Félix de Azúa
No es en absoluto fácil distinguir a un imbécil de un malvado. Uno de los modos más eficaces de proceder a la distinción es observar con quién se trata el personaje
No es en absoluto fácil distinguir a un imbécil de un malvado. Cierto: lo más abundante es el malvado que además es un imbécil, pero lo interesante es que a veces puede uno pensar de alguien que es un malvado, que hay que andarse con ojo y a poder ser esquivarlo, cuando en realidad se trata de un simple tontazo. La distinción es relevante porque el malvado hace maldades dolorosas, en tanto que el imbécil, aunque por pura estupidez pueda causar daño, también da risa.

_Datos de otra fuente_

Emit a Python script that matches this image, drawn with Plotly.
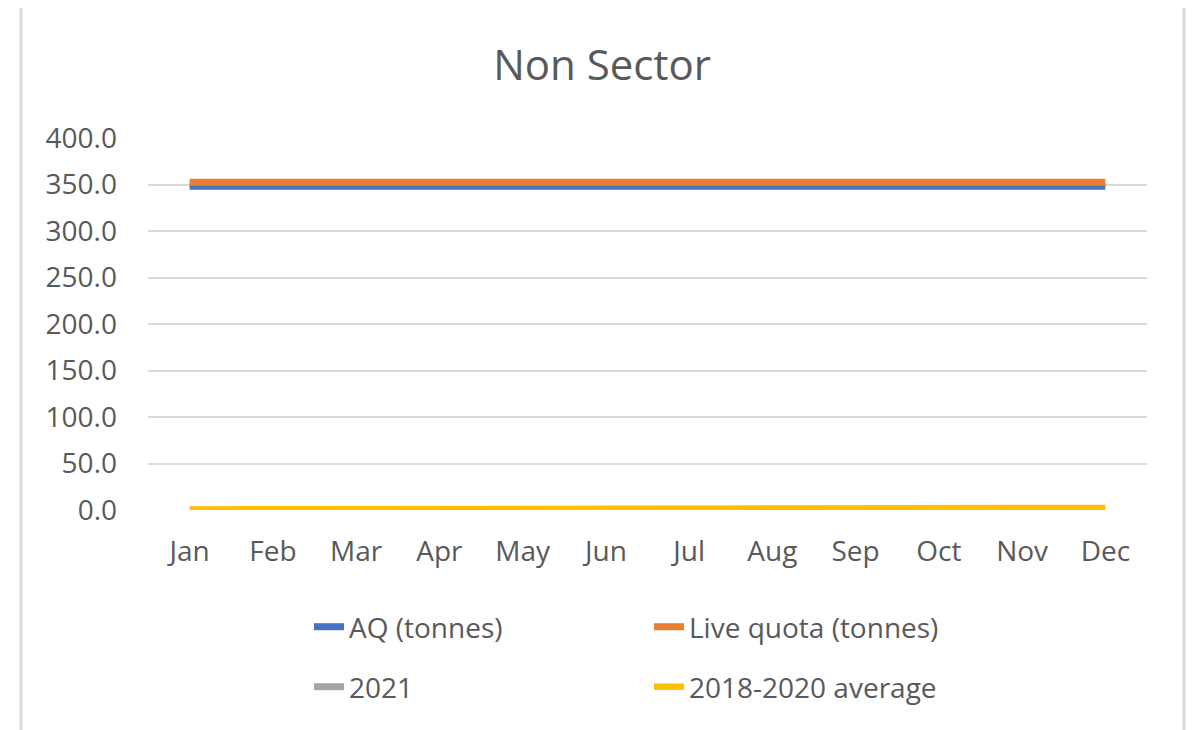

De modo que es prudente aprender a distinguir. Uno de los modos más eficaces de proceder a la distinción es observar con quién se trata el personaje. Si sólo se asocia con idiotas, no hay peligro o no suele haberlo. El malvado prefiere la compañía de gente inteligente, si se deja. El malvado los usa en su beneficio y luego los humilla, los hiere, los arruina y los elimina. Por esta razón hay que fijarse mucho y en política perdonar sólo a los bobitos.

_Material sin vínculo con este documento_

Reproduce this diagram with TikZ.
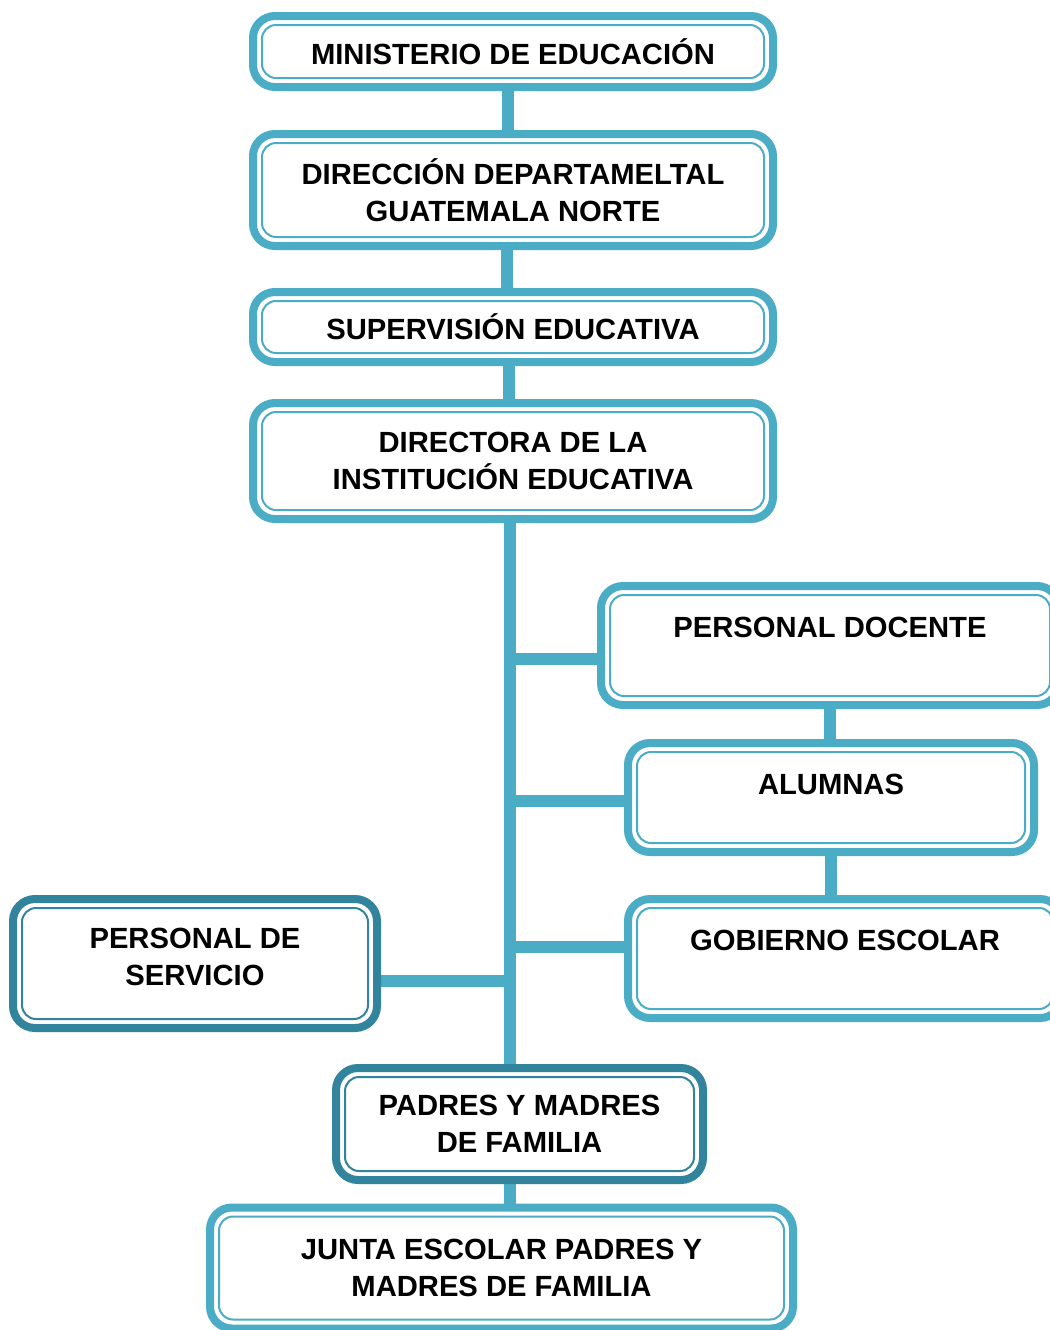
\documentclass[tikz,border=0pt]{standalone}
\usepackage{fontspec}
\setmainfont{Liberation Sans}
\usetikzlibrary{backgrounds}
\definecolor{azul}{HTML}{4BACC6}
\definecolor{azuloscuro}{HTML}{31849B}

\tikzset{
  caja/.style={draw=azul, line width=1pt, fill=white, rounded corners=7pt,
    align=center, inner sep=0pt, font=\fontsize{14.6}{18.5}\selectfont\bfseries},
  marco/.style={draw=azul, fill=white, line width=4pt, rounded corners=11pt},
  linea/.style={draw=azul, line width=6pt},
}

\begin{document}
\begin{tikzpicture}[x=0.5pt, y=-0.5pt]
  \clip (0,0) rectangle (1050,1330);

  \node[caja, minimum width=251pt, minimum height=26.5pt] (min) at (513,51.5) {MINISTERIO DE EDUCACIÓN};
  \node[caja, minimum width=251pt, minimum height=47pt] (dir) at (513,190) {DIRECCIÓN DEPARTAMELTAL\\GUATEMALA NORTE};
  \node[caja, minimum width=251pt, minimum height=26pt] (sup) at (513,327) {SUPERVISIÓN EDUCATIVA};
  \node[caja, minimum width=251pt, minimum height=49pt] (dirc) at (513,461) {DIRECTORA DE LA\\INSTITUCIÓN EDUCATIVA};
  \node[caja, minimum width=220pt, minimum height=50.5pt] (doc) at (830,645.5) {PERSONAL DOCENTE\\~};
  \node[caja, minimum width=194pt, minimum height=45.5pt] (alu) at (831,797.5) {ALUMNAS\\[-5pt]~};
  \node[caja, minimum width=208pt, minimum height=50.5pt] (gob) at (845,958.5) {GOBIERNO ESCOLAR\\~};
  \node[caja, draw=azuloscuro, minimum width=173pt, minimum height=55.5pt] (serv) at (195,963.5) {PERSONAL DE\\SERVICIO\\[-12pt]~};
  \node[caja, draw=azuloscuro, minimum width=174.5pt, minimum height=47pt] (pad) at (519.5,1124) {PADRES Y MADRES\\DE FAMILIA};
  \node[caja, minimum width=282.5pt, minimum height=51.5pt] (jun) at (501.5,1268) {JUNTA ESCOLAR PADRES Y\\MADRES DE FAMILIA};

  \coordinate (tronco) at ([xshift=-1.5pt]dirc.south);

  \begin{scope}[on background layer]
    \draw[linea] ([xshift=-2.5pt]min.south) -- ([xshift=-2.5pt]dir.north);
    \draw[linea] ([xshift=-3pt]dir.south) -- ([xshift=-3pt]sup.north);
    \draw[linea] ([xshift=-2pt]sup.south) -- ([xshift=-2pt]dirc.north);
    \draw[linea] (tronco) -- (tronco |- pad.north);
    \draw[linea] (doc.west) ++(0,13.5) -| (tronco);
    \draw[linea] (alu.west) ++(0,3.5) -| (tronco);
    \draw[linea] (gob.west) ++(0,-11.5) -| (tronco);
    \draw[linea] (serv.east) ++(0,17.5) -| (tronco);
    \draw[linea] (doc.south) -- (doc.south |- alu.north);
    \draw[linea] (alu.south) -- (alu.south |- gob.north);
    \draw[linea] (tronco |- pad.south) -- (tronco |- jun.north);

    % marcos gruesos
    \foreach \n in {min,dir,sup,dirc,doc,alu,gob,jun}
      \draw[marco] ([shift={(-4pt,-4pt)}]\n.south west) rectangle ([shift={(4pt,4pt)}]\n.north east);
    \foreach \n in {serv,pad}
      \draw[marco, draw=azuloscuro] ([shift={(-4pt,-4pt)}]\n.south west) rectangle ([shift={(4pt,4pt)}]\n.north east);
  \end{scope}
\end{tikzpicture}
\end{document}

Un ejemplo. Los franquistas de la inmediata posguerra eran casi todos ellos muy malvados. Fusilaban, desterraban, censuraban, encarcelaban, reprimían. Con el tiempo se les fueron debilitando las fuerzas mentales y acabaron por ser simplemente una masa de idiotas que ni siquiera distinguía a la gente valiosa de la que no valía una higa. Por esta razón cometían errores ridículos. Censuraban las novelas de Vargas Llosa, cortaban películas de Ford o metían en la cárcel a estudiantes inocuos. Eran el hazmerreír de Europa.
Y así como las compañías son excelente señal para distinguir entre malvado y necio, la segunda señal es aún más certera: todo aquel que hace el ridículo suele ser un idiota. Ni siquiera tiene entidad para ser malvado. Aplicado a la política, permite entender mejor el acoso a Cercas y Trapiello.